A great many terrorists have been successfully prosecuted and sentenced under federal criminal law -- both before and after Sept. 11, 2001. The roster of current maximum-security federal inmates reads like a Who’s Who of Terrorism: Zacarias Moussaoui, Richard Reid, Jose Padilla, Ramzi Yousef, Ahmed Ressam (not to mention home-grown lovelies such as Terry Nichols and Ted Kaczynski, the Unabomber).

If Gitmo detainees are transferred to Kansas, it will not become a battlefield for terrorists any more than Colorado has become a scene of carnage in the years since terror-convicts have been sent to the federal “supermax” facility there. The prisoners incarcerated in Kansas, before or after trial, would be part of a system that is as safe as the world has ever known. I have toured the supermax facility, and I defy anyone who also has done so to suggest that it, or a new, similar prison, could not safely house the prisoners until they die, are transferred elsewhere or are released.

Brownback’s got the scare tactics down, but what tangible proof does he have that bringing detainees to Kansas (or anywhere else in America, for that matter) will make Americans less safe? More pointedly, why does he think that keeping Gitmo a working prison for terror suspects is a better alternative than trying to disperse them in groups to the States for processing? We aren’t talking about Khalid Shaikh Mohammed or Ramzi Binalshibh, remember, we are talking mostly about men who are used to being led, not to leading or planning.

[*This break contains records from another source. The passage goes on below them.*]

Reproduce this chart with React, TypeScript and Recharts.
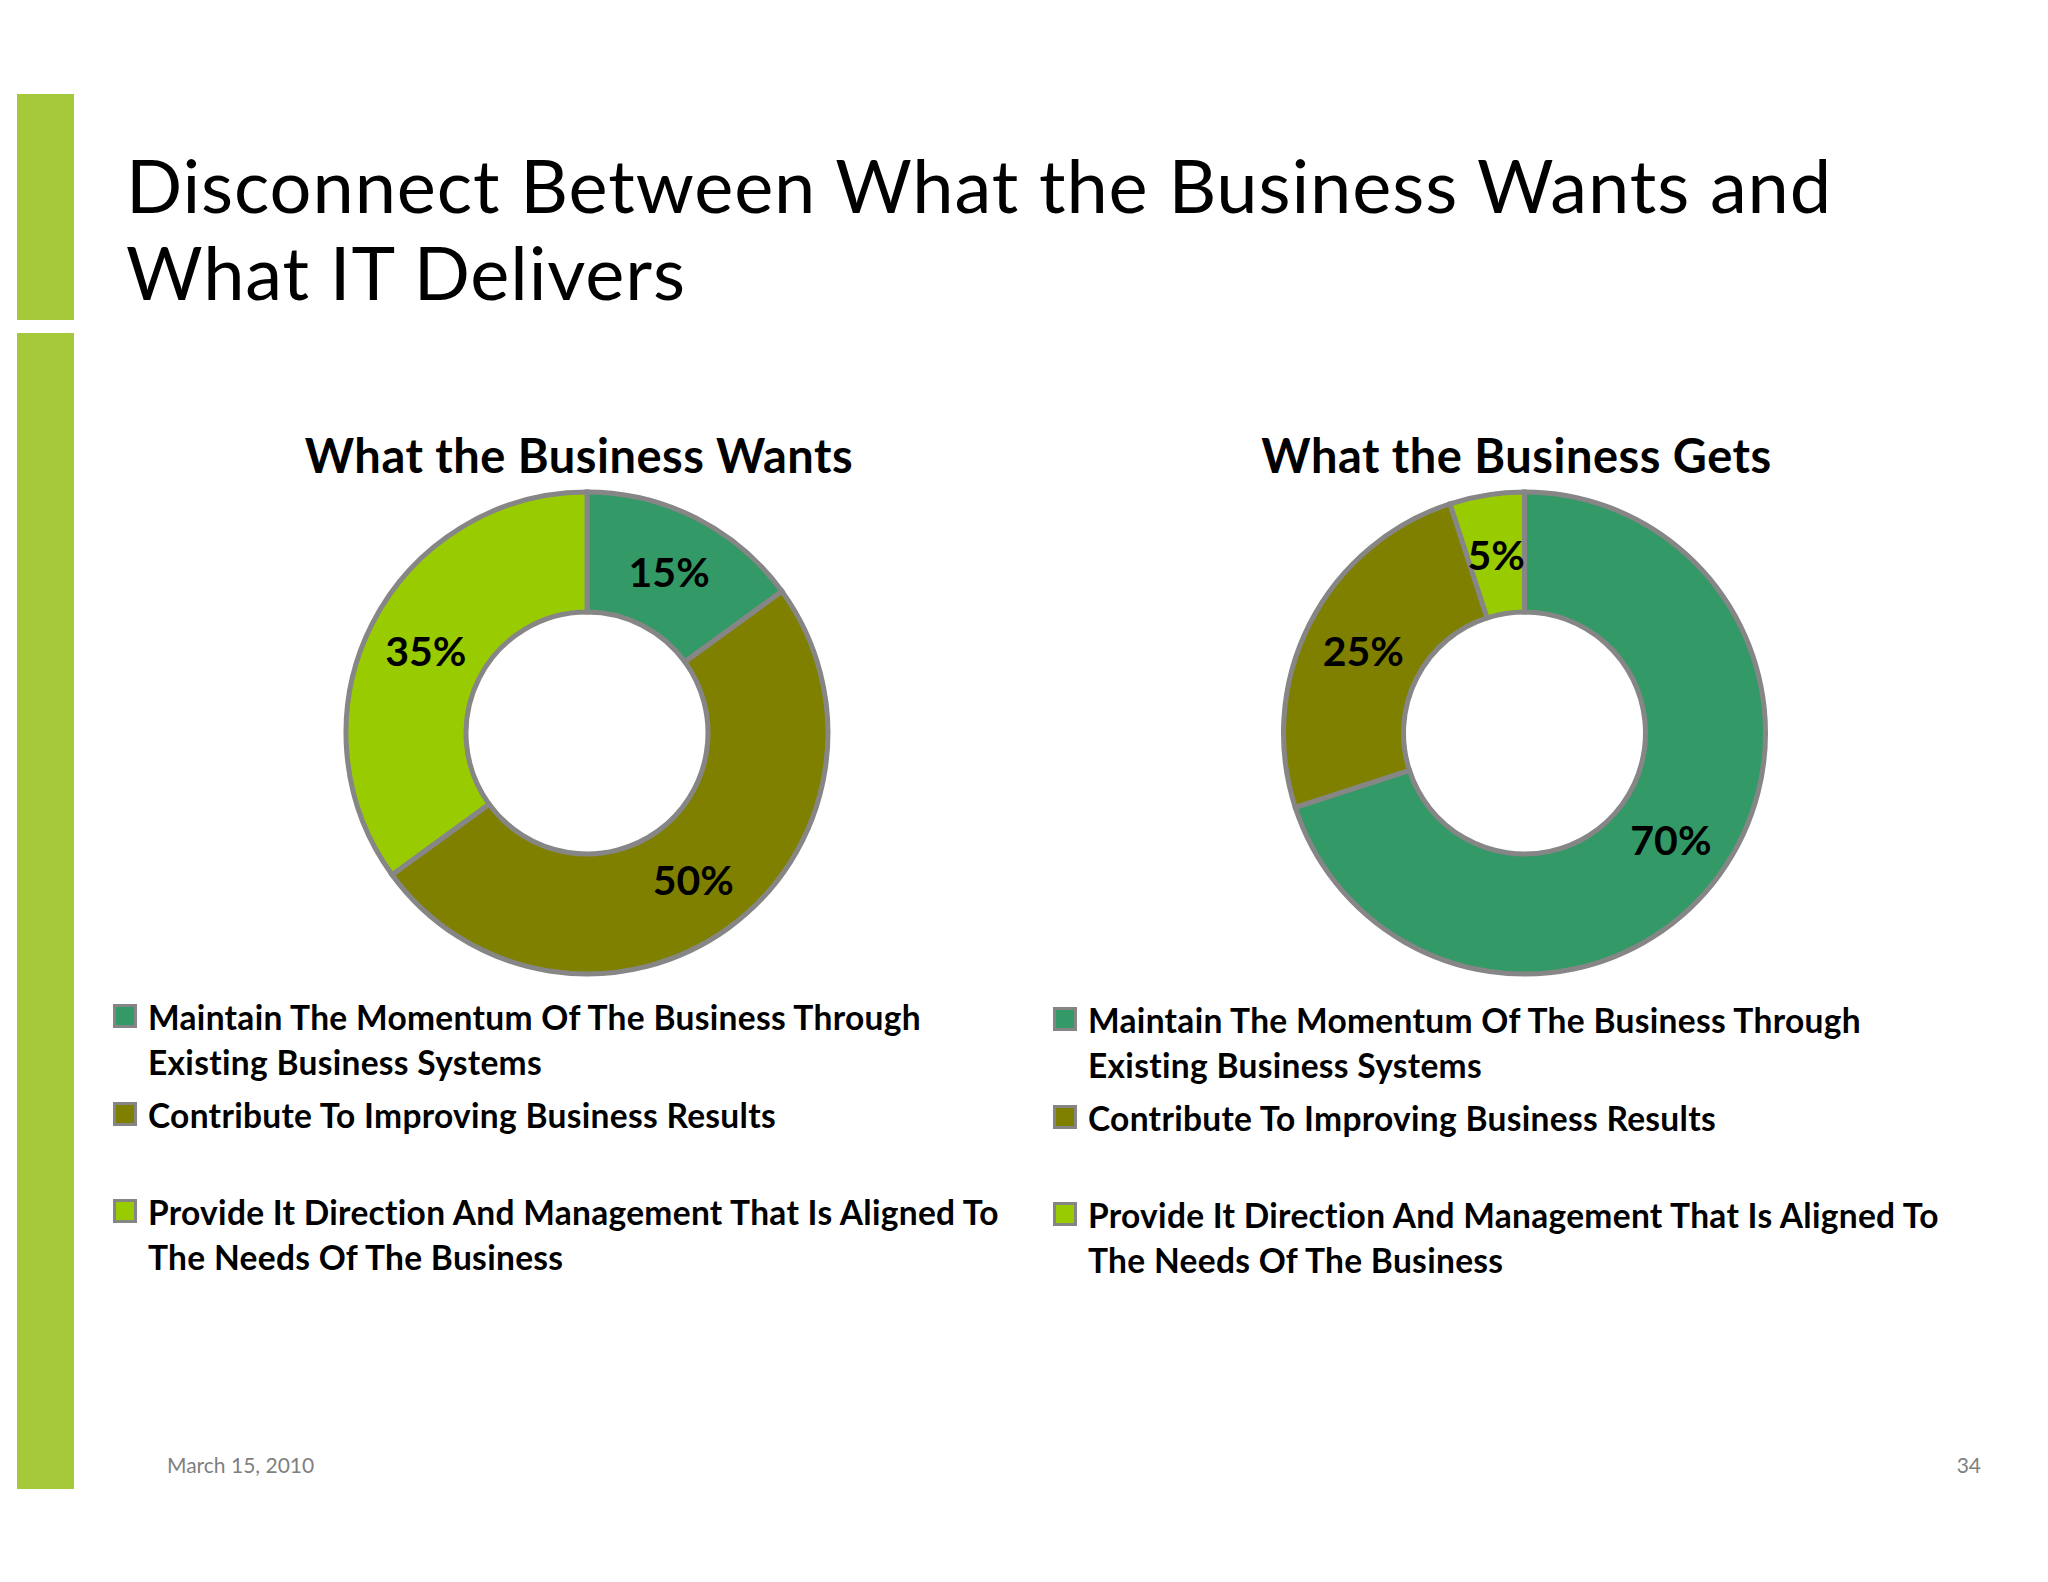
import React from "react";
import { PieChart, Pie, Cell, Legend } from "recharts";

// slice categories, shared by both donuts (clockwise from 12 o'clock)
const categories = [
  "Maintain The Momentum Of The Business Through Existing Business Systems",
  "Contribute To Improving Business Results",
  "Provide It Direction And Management That Is Aligned To The Needs Of The Business",
];
const wantsValues = [15, 50, 35];
const getsValues = [70, 25, 5];
const sliceColors = ["#339966", "#808000", "#99cc00"];
const chartTitles = ["What the Business Wants", "What the Business Gets"];
const slideTitle = ["Disconnect Between What the Business Wants and", "What IT Delivers"];
const footerDate = "March 15, 2010";
const pageNumber = "34";

const FONT = "Lato, 'Open Sans', sans-serif";
const RAD = Math.PI / 180;

const toRows = (values: number[]) =>
  categories.map((name, i) => ({ name, value: values[i] }));

// percentage placed in the middle of the ring, at the slice's mid angle
function renderPct(props: any) {
  const { cx, cy, midAngle, innerRadius, outerRadius, value } = props;
  const r = (innerRadius + outerRadius) / 2;
  const x = cx + r * Math.cos(-midAngle * RAD);
  const y = cy + r * Math.sin(-midAngle * RAD);
  return (
    <text
      x={x}
      y={y}
      textAnchor="middle"
      dominantBaseline="central"
      fill="#000"
      style={{ fontFamily: FONT, fontWeight: 700, fontSize: 41 }}
    >
      {`${value}%`}
    </text>
  );
}

function LegendBox({ payload }: any) {
  // keep the slice order, not recharts' sorted order
  const items = [...(payload || [])].sort(
    (a: any, b: any) => categories.indexOf(a.value) - categories.indexOf(b.value)
  );
  return (
    <div style={{ width: 920, fontFamily: FONT }}>
      {items.map((entry: any) => {
        const idx = categories.indexOf(entry.value);
        return (
          <div key={entry.value} style={{ position: "relative", height: 97.5, paddingLeft: 35 }}>
            <span
              style={{
                position: "absolute",
                left: 0,
                top: 9,
                width: 18,
                height: 18,
                border: "3px solid #858585",
                background: sliceColors[idx],
              }}
            />
            <div
              style={{
                width: 880,
                fontSize: 33.5,
                letterSpacing: 0.3,
                lineHeight: "44.5px",
                fontWeight: 700,
                color: "#000",
              }}
            >
              {entry.value}
            </div>
          </div>
        );
      })}
    </div>
  );
}

interface DonutProps {
  title: string;
  values: number[];
  left: number;
  cx: number;
  legendTop: number;
}

function Donut({ title, values, left, cx, legendTop }: DonutProps) {
  return (
    <div style={{ position: "absolute", left, top: 420, width: 960, height: 900 }}>
      <div
        style={{
          position: "absolute",
          left: cx - 408,
          top: 9,
          width: 800,
          textAlign: "center",
          fontFamily: FONT,
          fontWeight: 700,
          fontSize: 47,
          letterSpacing: 0.5,
          lineHeight: "52px",
          color: "#000",
        }}
      >
        {title}
      </div>
      <PieChart width={960} height={900} margin={{ top: 0, right: 0, bottom: 0, left: 0 }}>
        <Pie
          data={toRows(values)}
          dataKey="value"
          nameKey="name"
          cx={cx}
          cy={313}
          innerRadius={121}
          outerRadius={241}
          startAngle={90}
          endAngle={-270}
          stroke="#868686"
          strokeWidth={5}
          label={renderPct}
          labelLine={false}
          isAnimationActive={false}
        >
          {values.map((_, i) => (
            <Cell key={i} fill={sliceColors[i]} />
          ))}
        </Pie>
        <Legend
          content={<LegendBox />}
          wrapperStyle={{ left: 13, top: legendTop, width: 920, bottom: "auto" }}
        />
      </PieChart>
    </div>
  );
}

export default function App() {
  return (
    <div
      style={{
        position: "absolute",
        left: 0,
        top: 0,
        width: 2048,
        height: 1582,
        background: "#fff",
        overflow: "hidden",
        fontFamily: FONT,
      }}
    >
      {/* green side bars */}
      <div style={{ position: "absolute", left: 17, top: 94, width: 57, height: 226, background: "#a5c93a" }} />
      <div style={{ position: "absolute", left: 17, top: 333, width: 57, height: 1156, background: "#a5c93a" }} />

      <div
        style={{
          position: "absolute",
          left: 126,
          top: 141,
          fontSize: 74,
          letterSpacing: 0.9,
          lineHeight: "87px",
          color: "#000",
          whiteSpace: "nowrap",
        }}
      >
        {slideTitle.map((line, i) => (
          <div key={i}>{line}</div>
        ))}
      </div>

      <Donut title={chartTitles[0]} values={wantsValues} left={100} cx={487} legendTop={575} />
      <Donut title={chartTitles[1]} values={getsValues} left={1040} cx={484.5} legendTop={578} />

      <div style={{ position: "absolute", left: 167, top: 1452, fontSize: 21, lineHeight: "26px", color: "#7f7f7f" }}>
        {footerDate}
      </div>
      <div
        style={{
          position: "absolute",
          left: 1881,
          top: 1452,
          width: 100,
          textAlign: "right",
          fontSize: 21,
          lineHeight: "26px",
          color: "#7f7f7f",
        }}
      >
        {pageNumber}
      </div>
    </div>
  );
}
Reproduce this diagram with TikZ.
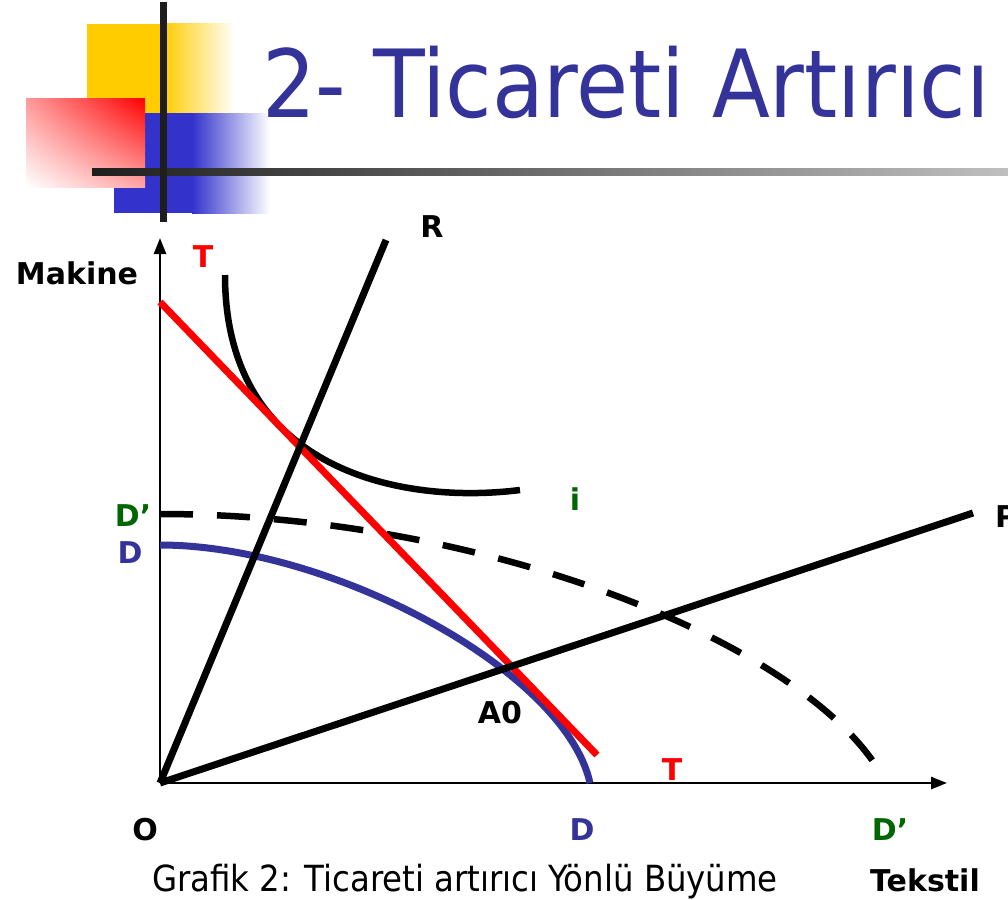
\documentclass[tikz,border=0pt]{standalone}
\usepackage{fontspec}
\setmainfont{DejaVu Sans}
\newfontfamily\condfont{DejaVuSansCondensed.ttf}
\usetikzlibrary{arrows.meta,shadings}
\definecolor{titleblue}{HTML}{333399}
\definecolor{ppfgreen}{HTML}{006600}
\definecolor{boxyellow}{HTML}{FFCC00}
\definecolor{boxblue}{HTML}{3333CC}
\definecolor{barblack}{HTML}{1E1E1E}
\tikzset{
  lbl/.style={font=\bfseries\fontsize{30}{30}\selectfont, inner sep=0pt},
  bold line/.style={line width=7pt},
  axis/.style={line width=2.5pt, -{Triangle[length=16pt,width=12pt]}},
}
\begin{document}
\begin{tikzpicture}[x=1pt,y=-1pt]
\useasboundingbox (0,0) rectangle (1008,899);
% logo squares
\fill[boxyellow] (87,24) rectangle (163,113);
\shade[left color=boxyellow, right color=white] (163,24) rectangle (235,113);
\fill[boxblue] (114,113) rectangle (192,213);
\shade[left color=boxblue, right color=white] (192,113) rectangle (270,213);
\shade[upper right=red, lower left=white, upper left=red!40!white, lower right=red!35!white] (26,98) rectangle (145,187);
\shade[left color=barblack, right color=black!25] (92,168) rectangle (1008,175);
\fill[barblack] (160,2) rectangle (167,222);
\node[anchor=base west, text=titleblue, font=\condfont\fontsize{94}{94}\selectfont, inner sep=0pt] (title) at (262,117) {2- Ticareti Artırıcı};

% axes
\coordinate (O) at (160,783);
\coordinate (ytip) at (160,238);
\coordinate (xtip) at (947,783);
\draw[axis] (O) -- (ytip);
\draw[axis] (O) -- (xtip);

% curves and lines
\coordinate (Rend) at (386,240);
\coordinate (Pend) at (973,513);
\draw[titleblue, line width=7pt] (160,545) .. controls (330,545) and (565,670) .. (590,783);
\draw[line width=6.5pt, dash pattern=on 33pt off 24pt] (160,514) .. controls (480,514) and (800,640) .. (880,772);
\draw[line width=6.5pt] (225,275) .. controls (225,470) and (400,505) .. (520,490);
\draw[red, line width=7pt] (160,302) -- (597,755);
\draw[bold line] (O) -- (Rend);
\draw[bold line] (O) -- (Pend);

% labels
\node[lbl] (mak) at (77,273) {Makine};
\node[lbl, text=red] (t1) at (203,257) {T};
\node[lbl] (r) at (432,227) {R};
\node[lbl, text=ppfgreen] (i) at (575,499) {i};
\node[lbl, text=ppfgreen] (d1) at (133,516) {D’};
\node[lbl, text=titleblue] (d0) at (130,553) {D};
\node[lbl, anchor=west] (p) at (995,517) {P};
\node[lbl] (a0) at (500,713) {A0};
\node[lbl, text=red] (t2) at (672,770) {T};
\node[lbl] (o) at (145,830) {O};
\node[lbl, text=titleblue] (d2) at (582,830) {D};
\node[lbl, text=ppfgreen] (d3) at (890,830) {D’};
\node[lbl] (tek) at (925,880) {Tekstil};
\node[font=\condfont\fontsize{36}{36}\selectfont, inner sep=0pt] (cap) at (465,882) {Grafik 2: Ticareti artırıcı Yönlü Büyüme};
\end{tikzpicture}
\end{document}
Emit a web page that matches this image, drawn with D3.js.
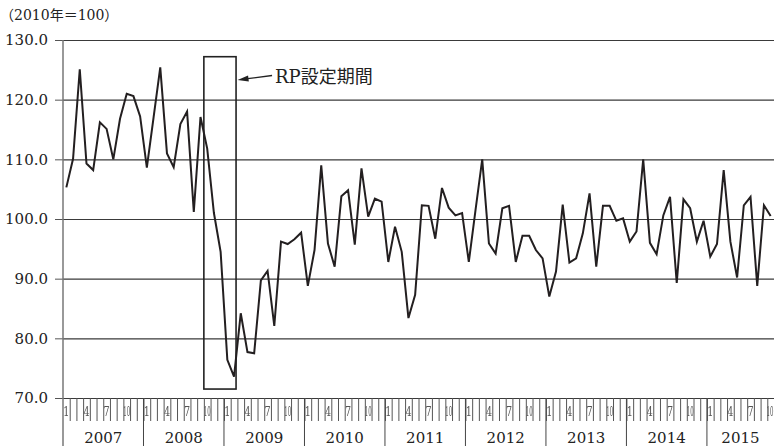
<!DOCTYPE html>
<html>
<head>
<meta charset="utf-8">
<script src="https://cdn.jsdelivr.net/npm/d3@7"></script>
<style>
  body { margin: 0; background: #fff; }
  svg { display: block; }
</style>
</head>
<body>
<div id="chart"></div>
<script>
// monthly index, Jan 2007 - Oct 2015
const years = [2007, 2008, 2009, 2010, 2011, 2012, 2013, 2014, 2015];
const labelMonths = [1, 4, 7, 10];
const yTicks = [70, 80, 90, 100, 110, 120, 130];
const values = [
    105.3, 110.1, 125.1, 109.3, 108.2, 116.2, 115.1, 110.0, 116.8, 121.0, 120.6, 117.2, // 2007
    108.6, 117.0, 125.4, 111.0, 108.7, 115.9, 118.0, 101.2, 117.1, 111.8, 101.0, 94.5,  // 2008
    76.4, 73.6, 84.2, 77.7, 77.5, 89.7, 91.3, 82.1, 96.2, 95.8, 96.6, 97.7,             // 2009
    88.8, 94.8, 109.0, 95.9, 92.0, 103.8, 104.8, 95.7, 108.5, 100.4, 103.4, 102.9,      // 2010
    92.8, 98.7, 94.5, 83.4, 87.3, 102.3, 102.2, 96.7, 105.2, 101.9, 100.6, 101.0,       // 2011
    92.8, 101.5, 110.0, 95.9, 94.2, 101.8, 102.2, 92.8, 97.2, 97.2, 94.8, 93.4,         // 2012
    87.0, 91.2, 102.4, 92.7, 93.4, 97.6, 104.3, 92.0, 102.2, 102.2, 99.7, 100.1,        // 2013
    96.2, 97.9, 110.0, 96.0, 94.1, 100.6, 103.7, 89.3, 103.3, 101.8, 96.2, 99.7,        // 2014
    93.7, 95.8, 108.2, 96.2, 90.2, 102.3, 103.7, 88.8, 102.3, 100.5                     // 2015
];
// RP period box, in month-index units and index values
const rpMonths = [21, 25.8];
const rpValues = [71.5, 127.2];
const unitLabel = "（2010年＝100）";
const rpLabel = "RP設定期間";

const width = 774, height = 446;
const margin = {top: 40, right: 0, bottom: 48, left: 63};
const serif = "'DejaVu Serif', 'Noto Sans CJK JP', serif";

let svg = d3.select("#chart")
    .append("svg")
    .attr("width", width)
    .attr("height", height);

// grayscale filter for the tiny squeezed month labels
svg.append("defs")
    .append("filter")
    .attr("id", "gray")
    .append("feColorMatrix")
    .attr("type", "saturate")
    .attr("values", 0);

let x = d3.scaleLinear()
    .domain([0, values.length])
    .range([margin.left, width - margin.right]);

let y = d3.scaleLinear()
    .domain([70, 130])
    .range([height - margin.bottom, margin.top]);

// gridlines
svg.append("g")
    .attr("transform", `translate(${margin.left},0)`)
    .call(d3.axisLeft(y).tickValues(yTicks).tickSize(-(width - margin.left)).tickFormat(""))
    .call(g => g.select(".domain").remove())
    .call(g => g.selectAll("line").attr("stroke", "#3a3a3a").attr("stroke-width", 1.2));

// y axis labels + small ticks
svg.append("g")
    .attr("transform", `translate(${margin.left},0)`)
    .call(d3.axisLeft(y).tickValues(yTicks).tickSize(8).tickPadding(7).tickFormat(d3.format(".1f")))
    .call(g => g.select(".domain").remove())
    .call(g => g.selectAll("line").attr("stroke", "#555"))
    .call(g => g.selectAll("text")
        .attr("font-family", serif)
        .attr("font-size", "15px")
        .attr("fill", "#222"));

// y axis line, running down through the year band
svg.append("line")
    .attr("x1", margin.left).attr("x2", margin.left)
    .attr("y1", y(130)).attr("y2", height)
    .attr("stroke", "#777").attr("stroke-width", 1.5);

// month ticks
svg.append("g")
    .attr("transform", `translate(0,${y(70)})`)
    .call(d3.axisBottom(x).tickValues(d3.range(1, values.length + 1)).tickSize(23).tickFormat(""))
    .call(g => g.select(".domain").remove())
    .call(g => g.selectAll("line").attr("stroke", "#555"));

// year separators
svg.selectAll(".year-line")
    .data(years.slice(1))
    .enter()
    .append("line")
    .attr("class", "year-line")
    .attr("x1", (d, i) => x((i + 1) * 12))
    .attr("x2", (d, i) => x((i + 1) * 12))
    .attr("y1", y(70))
    .attr("y2", height)
    .attr("stroke", "#444");

// month labels 1 4 7 10, squeezed into the month cell
let monthData = [];
values.forEach((v, i) => {
    let m = i % 12 + 1;
    if (labelMonths.includes(m)) monthData.push({i: i, m: m});
});
let monthG = svg.append("g").attr("filter", "url(#gray)");
monthG.selectAll(".month-label")
    .data(monthData)
    .enter()
    .append("text")
    .attr("class", "month-label")
    .attr("transform", d => {
        let cx = Math.min(x(d.i + 0.5), width - 4);
        let sx = d.m >= 10 ? 0.45 : 0.8;
        return `translate(${cx},${y(70) + 18}) scale(${sx},1)`;
    })
    .attr("text-anchor", "middle")
    .attr("font-family", serif)
    .attr("font-size", "12px")
    .attr("fill", "#555")
    .text(d => d.m);

// year labels
svg.selectAll(".year-label")
    .data(years)
    .enter()
    .append("text")
    .attr("class", "year-label")
    .attr("x", (d, i) => x(Math.min(i * 12 + 6, (i * 12 + values.length) / 2)))
    .attr("y", height - 3)
    .attr("text-anchor", "middle")
    .attr("font-family", serif)
    .attr("font-size", "15px")
    .attr("fill", "#222")
    .text(d => d);

// RP box
svg.append("rect")
    .attr("x", x(rpMonths[0]))
    .attr("y", y(rpValues[1]))
    .attr("width", x(rpMonths[1]) - x(rpMonths[0]))
    .attr("height", y(rpValues[0]) - y(rpValues[1]))
    .attr("fill", "none")
    .attr("stroke", "#222")
    .attr("stroke-width", 1.6);

// index line
let line = d3.line()
    .x((d, i) => x(i + 0.5))
    .y(d => y(d));

svg.append("path")
    .datum(values)
    .attr("d", line)
    .attr("fill", "none")
    .attr("stroke", "#231f20")
    .attr("stroke-width", 2)
    .attr("stroke-linejoin", "miter");

// annotation
let labelX = x(rpMonths[1]) + 39;
let labelY = 83;
svg.append("text")
    .attr("x", labelX)
    .attr("y", labelY)
    .attr("font-family", serif)
    .attr("font-size", "18px")
    .attr("fill", "#222")
    .text(rpLabel);

let tipX = x(rpMonths[1]) + 1.5, tipY = labelY - 3;
let tailX = labelX - 3, tailY = labelY - 7.5;
let ang = Math.atan2(tailY - tipY, tailX - tipX);
let hl = 11, hw = 3;
svg.append("line")
    .attr("x1", tailX).attr("y1", tailY)
    .attr("x2", tipX + Math.cos(ang) * 6).attr("y2", tipY + Math.sin(ang) * 6)
    .attr("stroke", "#222").attr("stroke-width", 1.3);
svg.append("path")
    .attr("d", `M${tipX},${tipY}`
        + `L${tipX + Math.cos(ang) * hl - Math.sin(ang) * hw},${tipY + Math.sin(ang) * hl + Math.cos(ang) * hw}`
        + `L${tipX + Math.cos(ang) * hl + Math.sin(ang) * hw},${tipY + Math.sin(ang) * hl - Math.cos(ang) * hw}Z`)
    .attr("fill", "#222");

// unit label
svg.append("text")
    .attr("x", 0)
    .attr("y", 20)
    .attr("font-family", serif)
    .attr("font-size", "14px")
    .attr("fill", "#222")
    .text(unitLabel);
</script>
</body>
</html>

It’s time for Brownback to become a statesman in the old-fashioned sense of that word, putting aside parochialism for the sake of the country. The senator shouldn’t be worrying his constituents that the sky will fall on them if more prisoners come there -- there already are more dangerous men in prison in Kansas than exist at Gitmo. Instead, he should be using his considerable rhetorical skills to sell his fellow Kansans on the idea that if the men are to be placed somewhere, it ought to be right there in the heartland, with its long tradition of housing dangerous prisoners safely and securely.

Like the Bush administration before it, the Obama White House is doggedly trying to fix the mess caused by Guantanamo’s status as an international symbol of American excess. The White House and the departments of Defense and Justice should push these measures through, and lawmakers who oppose them should get out of the way.